__Stored rows__
· · · ·

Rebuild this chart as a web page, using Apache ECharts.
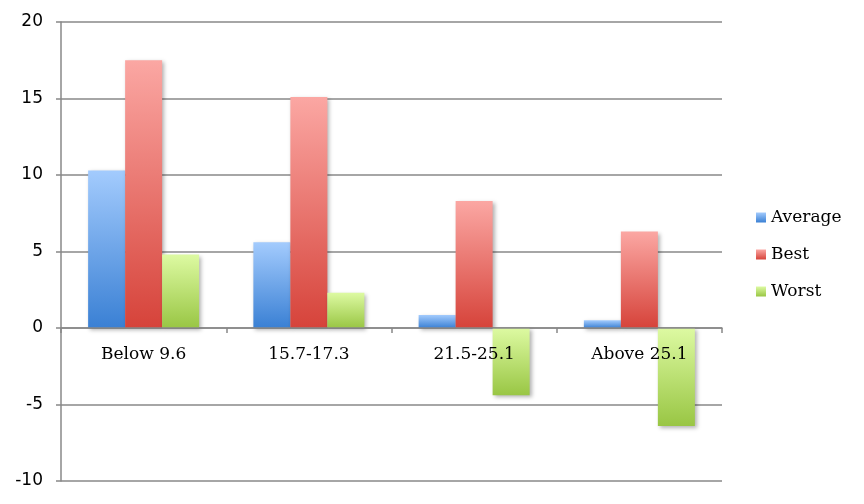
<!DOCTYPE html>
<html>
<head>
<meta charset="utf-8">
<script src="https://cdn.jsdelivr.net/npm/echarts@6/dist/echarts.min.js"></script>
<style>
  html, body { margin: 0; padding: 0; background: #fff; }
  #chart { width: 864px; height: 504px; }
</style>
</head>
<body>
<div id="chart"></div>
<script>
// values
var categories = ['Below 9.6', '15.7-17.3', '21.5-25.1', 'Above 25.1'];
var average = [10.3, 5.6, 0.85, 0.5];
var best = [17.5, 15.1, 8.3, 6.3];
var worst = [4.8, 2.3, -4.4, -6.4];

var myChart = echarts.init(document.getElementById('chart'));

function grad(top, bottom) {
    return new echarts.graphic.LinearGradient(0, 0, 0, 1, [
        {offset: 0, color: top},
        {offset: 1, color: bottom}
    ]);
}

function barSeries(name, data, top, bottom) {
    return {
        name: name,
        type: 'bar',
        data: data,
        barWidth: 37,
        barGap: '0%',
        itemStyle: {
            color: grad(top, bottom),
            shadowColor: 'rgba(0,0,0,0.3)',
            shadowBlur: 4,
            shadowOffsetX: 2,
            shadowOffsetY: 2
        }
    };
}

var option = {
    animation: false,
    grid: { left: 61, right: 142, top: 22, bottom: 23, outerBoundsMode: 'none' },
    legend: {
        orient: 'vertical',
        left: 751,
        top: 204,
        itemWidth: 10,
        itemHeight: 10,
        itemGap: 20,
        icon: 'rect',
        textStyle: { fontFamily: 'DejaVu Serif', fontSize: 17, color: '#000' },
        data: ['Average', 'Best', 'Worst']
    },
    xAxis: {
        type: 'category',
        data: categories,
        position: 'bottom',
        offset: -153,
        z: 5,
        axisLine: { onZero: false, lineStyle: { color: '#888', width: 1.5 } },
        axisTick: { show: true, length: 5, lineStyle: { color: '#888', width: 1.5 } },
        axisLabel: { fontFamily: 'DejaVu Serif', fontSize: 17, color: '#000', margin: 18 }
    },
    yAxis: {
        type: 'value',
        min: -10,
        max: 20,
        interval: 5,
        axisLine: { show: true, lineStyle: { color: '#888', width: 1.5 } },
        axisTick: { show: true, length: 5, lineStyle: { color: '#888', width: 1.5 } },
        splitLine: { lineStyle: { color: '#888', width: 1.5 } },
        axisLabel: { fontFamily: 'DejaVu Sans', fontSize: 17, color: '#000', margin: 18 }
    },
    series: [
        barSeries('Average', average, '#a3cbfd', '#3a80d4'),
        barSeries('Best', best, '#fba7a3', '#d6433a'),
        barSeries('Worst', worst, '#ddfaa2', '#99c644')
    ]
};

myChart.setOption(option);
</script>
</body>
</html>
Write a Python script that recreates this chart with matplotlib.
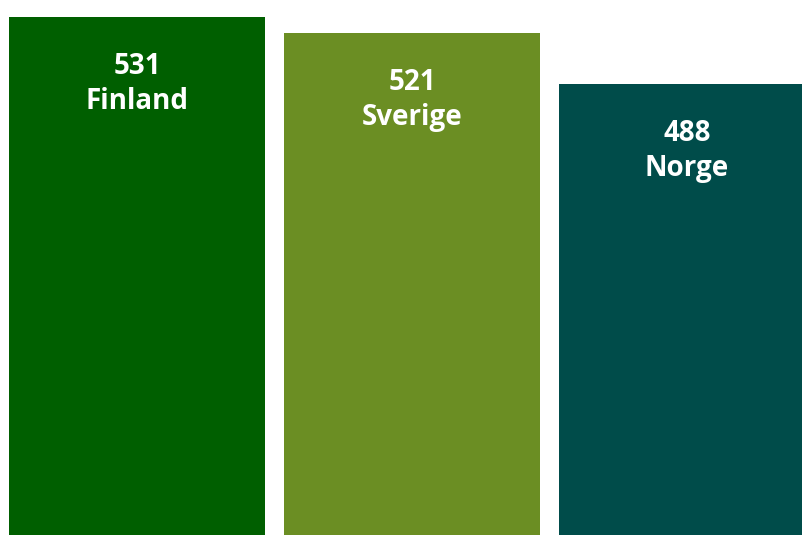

· · · ·

__What is being asked__
Extract all the entries word for word; omit any pictures.

__Output of the exercise__
Rebuild this chart as a web page, using Apache ECharts.
<!DOCTYPE html>
<html>
<head>
<meta charset="utf-8">
<script src="https://cdn.jsdelivr.net/npm/echarts@6/dist/echarts.min.js"></script>
<style>
  html, body { margin: 0; padding: 0; background: #fff; }
  #chart { width: 864px; height: 504px; }
</style>
</head>
<body>
<div id="chart"></div>
<script>
// values
var categories = ['Below 9.6', '15.7-17.3', '21.5-25.1', 'Above 25.1'];
var average = [10.3, 5.6, 0.85, 0.5];
var best = [17.5, 15.1, 8.3, 6.3];
var worst = [4.8, 2.3, -4.4, -6.4];

var myChart = echarts.init(document.getElementById('chart'));

function grad(top, bottom) {
    return new echarts.graphic.LinearGradient(0, 0, 0, 1, [
        {offset: 0, color: top},
        {offset: 1, color: bottom}
    ]);
}

function barSeries(name, data, top, bottom) {
    return {
        name: name,
        type: 'bar',
        data: data,
        barWidth: 37,
        barGap: '0%',
        itemStyle: {
            color: grad(top, bottom),
            shadowColor: 'rgba(0,0,0,0.3)',
            shadowBlur: 4,
            shadowOffsetX: 2,
            shadowOffsetY: 2
        }
    };
}

var option = {
    animation: false,
    grid: { left: 61, right: 142, top: 22, bottom: 23, outerBoundsMode: 'none' },
    legend: {
        orient: 'vertical',
        left: 751,
        top: 204,
        itemWidth: 10,
        itemHeight: 10,
        itemGap: 20,
        icon: 'rect',
        textStyle: { fontFamily: 'DejaVu Serif', fontSize: 17, color: '#000' },
        data: ['Average', 'Best', 'Worst']
    },
    xAxis: {
        type: 'category',
        data: categories,
        position: 'bottom',
        offset: -153,
        z: 5,
        axisLine: { onZero: false, lineStyle: { color: '#888', width: 1.5 } },
        axisTick: { show: true, length: 5, lineStyle: { color: '#888', width: 1.5 } },
        axisLabel: { fontFamily: 'DejaVu Serif', fontSize: 17, color: '#000', margin: 18 }
    },
    yAxis: {
        type: 'value',
        min: -10,
        max: 20,
        interval: 5,
        axisLine: { show: true, lineStyle: { color: '#888', width: 1.5 } },
        axisTick: { show: true, length: 5, lineStyle: { color: '#888', width: 1.5 } },
        splitLine: { lineStyle: { color: '#888', width: 1.5 } },
        axisLabel: { fontFamily: 'DejaVu Sans', fontSize: 17, color: '#000', margin: 18 }
    },
    series: [
        barSeries('Average', average, '#a3cbfd', '#3a80d4'),
        barSeries('Best', best, '#fba7a3', '#d6433a'),
        barSeries('Worst', worst, '#ddfaa2', '#99c644')
    ]
};

myChart.setOption(option);
</script>
</body>
</html>
Write a Python script that recreates this chart with matplotlib.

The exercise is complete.